I had some pretty ambitious fantasies growing up. Building a fortress, flying a spaceship, and getting bit by a radioactive spider, to name a few. All the cartoons, video games, and movies I enjoyed probably fueled those thoughts. If my younger self played Halo 4, he’d daydream about becoming a Master Chief-like Spartan.

That kind of thing doesn’t happen anymore, naturally. I still prefer unrealistic games, but I, like many other gamers who’ve grown older, have accepted that I’ll never be in a position remotely resembling that of a video game hero, nor do I want to be in one. Nowadays, my dreams are more simple and realistic. I want to travel to a few countries, stay in school as long as I can, and make lots of money writing about games (hah!).

But Forza Horizon makes me conjure up fantasies. It’s probably because the title is fairly grounded in reality. No aliens, nukes, or evil villains, just some fast vehicles and gorgeous environments. Unlike other racers, Horizon doesn’t demand that you enter a race to cruise around. You don’t have to avoid police, crash into other vehicles, or even win head-to-head matchups. You don’t play as some badass street racer either. He’s just some quiet guy in jeans and a t-shirt. I pretty much cosplay him every day.

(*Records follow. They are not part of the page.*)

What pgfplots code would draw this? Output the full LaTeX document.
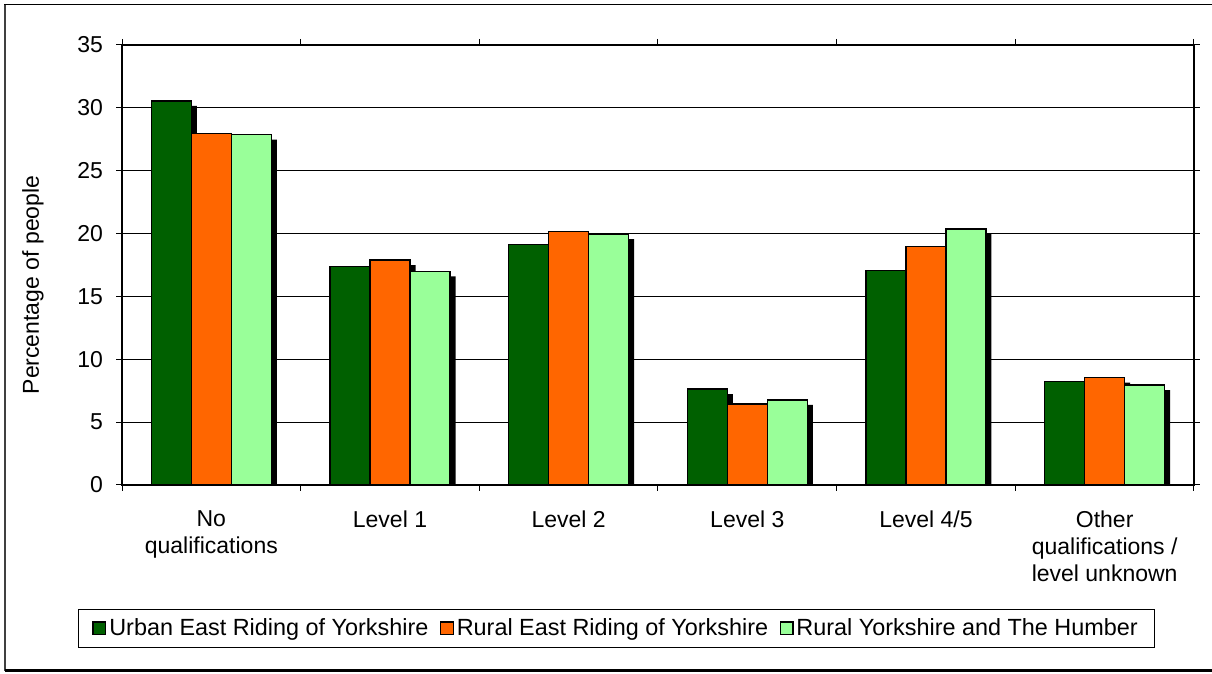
\documentclass[border=0pt]{standalone}
\usepackage{fontspec}
\setmainfont{Liberation Sans}
\usepackage{pgfplots}
\usepackage{pgfplotstable}
\pgfplotsset{compat=1.18}
\definecolor{dkg}{RGB}{0,96,0}
\definecolor{org}{RGB}{255,102,0}
\definecolor{ltg}{RGB}{153,255,153}
\pgfplotstableread{
x u r y
0 30.55 27.95 27.88
1 17.40 17.88 17.00
2 19.15 20.18 19.95
3 7.62 6.43 6.78
4 17.08 18.98 20.35
5 8.25 8.55 7.95
}\qual
\newcommand{\lfont}{\fontsize{11.5}{13.5}\selectfont}
\newcommand{\gfont}{\fontsize{11.7}{13.5}\selectfont}
\begin{document}
\begin{tikzpicture}
\useasboundingbox (0pt,0pt) rectangle (606pt,337pt);
\draw[line width=0.75pt, black!75] (2.5pt,1.5pt) -- (2.5pt,334.75pt);
\draw[line width=0.75pt, black] (2.1pt,334.75pt) -- (606pt,334.75pt);
\draw[line width=1.5pt, black] (2.5pt,1.5pt) -- (606pt,1.5pt);
\begin{axis}[
  at={(61pt,94.5pt)}, anchor=south west,
  scale only axis, width=536pt, height=220pt,
  xmin=-0.5, xmax=5.5, ymin=0, ymax=35,
  ytick={0,5,...,35},
  xtick={0,...,5},
  xticklabels={No\\qualifications, Level 1, Level 2, Level 3, Level 4/5, Other\\qualifications /\\level unknown},
  minor xtick={-0.5,0.5,1.5,2.5,3.5,4.5,5.5},
  major x tick style={draw=none},
  minor x tick style={black, line width=0.5pt},
  y tick style={black, line width=0.5pt},
  tick align=outside,
  major tick length=3pt, minor tick length=3pt,
  ymajorgrids, grid style={black, line width=0.5pt},
  axis line style={line width=1pt},
  /pgf/number format/assume math mode=true,
  ticklabel style={font=\lfont},
  xticklabel style={align=center, yshift=-6.5pt},
  yticklabel style={xshift=-3pt},
  legend columns=3,
  legend style={at={(0.4613,-0.326)}, anchor=center, draw=black, line width=0.5pt,
    font=\gfont, nodes={inner xsep=1.5pt, inner ysep=2pt},
    inner xsep=7pt, inner ysep=2.5pt,
    /tikz/every even column/.append style={column sep=4.2pt}},
  sq/.style={legend image code/.code={\draw[##1, line width=0.6pt] (0pt,-3.2pt) rectangle (6.4pt,3.2pt);}},
]
\addplot[ybar, bar width=20pt, bar shift=-17.25pt, fill=black, draw=none, forget plot] table[x=x, y expr=\thisrow{u}-0.4]{\qual};
\addplot[ybar, bar width=20pt, bar shift=2.75pt, fill=black, draw=none, forget plot] table[x=x, y expr=\thisrow{r}-0.4]{\qual};
\addplot[ybar, bar width=20pt, bar shift=22.75pt, fill=black, draw=none, forget plot] table[x=x, y expr=\thisrow{y}-0.4]{\qual};
\addplot[ybar, bar width=20pt, bar shift=-20pt, fill=dkg, draw=black, line width=0.75pt, sq] table[x=x, y=u]{\qual};
\addplot[ybar, bar width=20pt, bar shift=0pt, fill=org, draw=black, line width=0.75pt, sq] table[x=x, y=r]{\qual};
\addplot[ybar, bar width=20pt, bar shift=20pt, fill=ltg, draw=black, line width=0.75pt, sq] table[x=x, y=y]{\qual};
\legend{Urban East Riding of Yorkshire, Rural East Riding of Yorkshire, Rural Yorkshire and The Humber}
\end{axis}
\node[rotate=90, font=\lfont] at (16.5pt,194.5pt) {Percentage of people};
\end{tikzpicture}
\end{document}
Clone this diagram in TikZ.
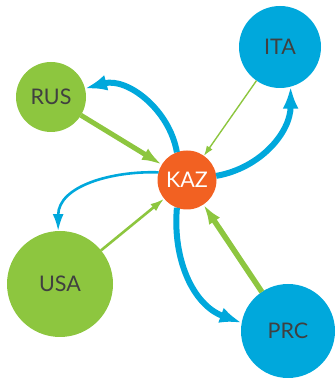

Who would’ve thought the game that captures my imagination would revolve around something as mundane as cars?

Perhaps part of my reaction to Horizon has to do with what’s going on in my life. Last year, I moved back to New York. And that meant selling my car, which just so happens to be the one I drive in the game: the 2002 Honda Integra Type-R, released in the U.S. as the Acura RSX.

Forza Horizon 2

I can take it through a conveniently unpopulated city and push all its aftermarket enhancements to their limit. If that gets boring, I can spend time making custom decals or taking pictures of it in the game’s photo mode. Forza Horizon lets me relive memories with my old ride.

Except the one I owned didn’t have a single aftermarket part installed. The check-engine light was always on. The paint wasn’t shiny anymore. The front bumper had an unsightly dent. The RSX wasn’t even a Type-S, the American premium model. It didn’t look like the one in the image above. Instead, it looked like this:

Acura RSX

Games with realistic settings and goals can enable older players to dream because their worlds aren’t too much different from ours. I don’t have a nice car, but it’s not too difficult for me to get one. I can buy another RSX in my area for about $10,000. I know this because after playing Forza Horizon for a week, I went ahead and searched several classifieds listings to see if any were available.

Horizon captures a different kind of dream, the attainable one we always bounce around in our minds but for any number of reasons we can’t or won’t pursue. Whether it’s a creative endeavor, a career move, or just a car purchase, we all have dreams that are just a few steps away from fruition. Games that share our world can reignite those fantasies, maybe to the point that we dare chase after them.

And Forza Horizon has me thinking that it might be time to start realizing some of mine.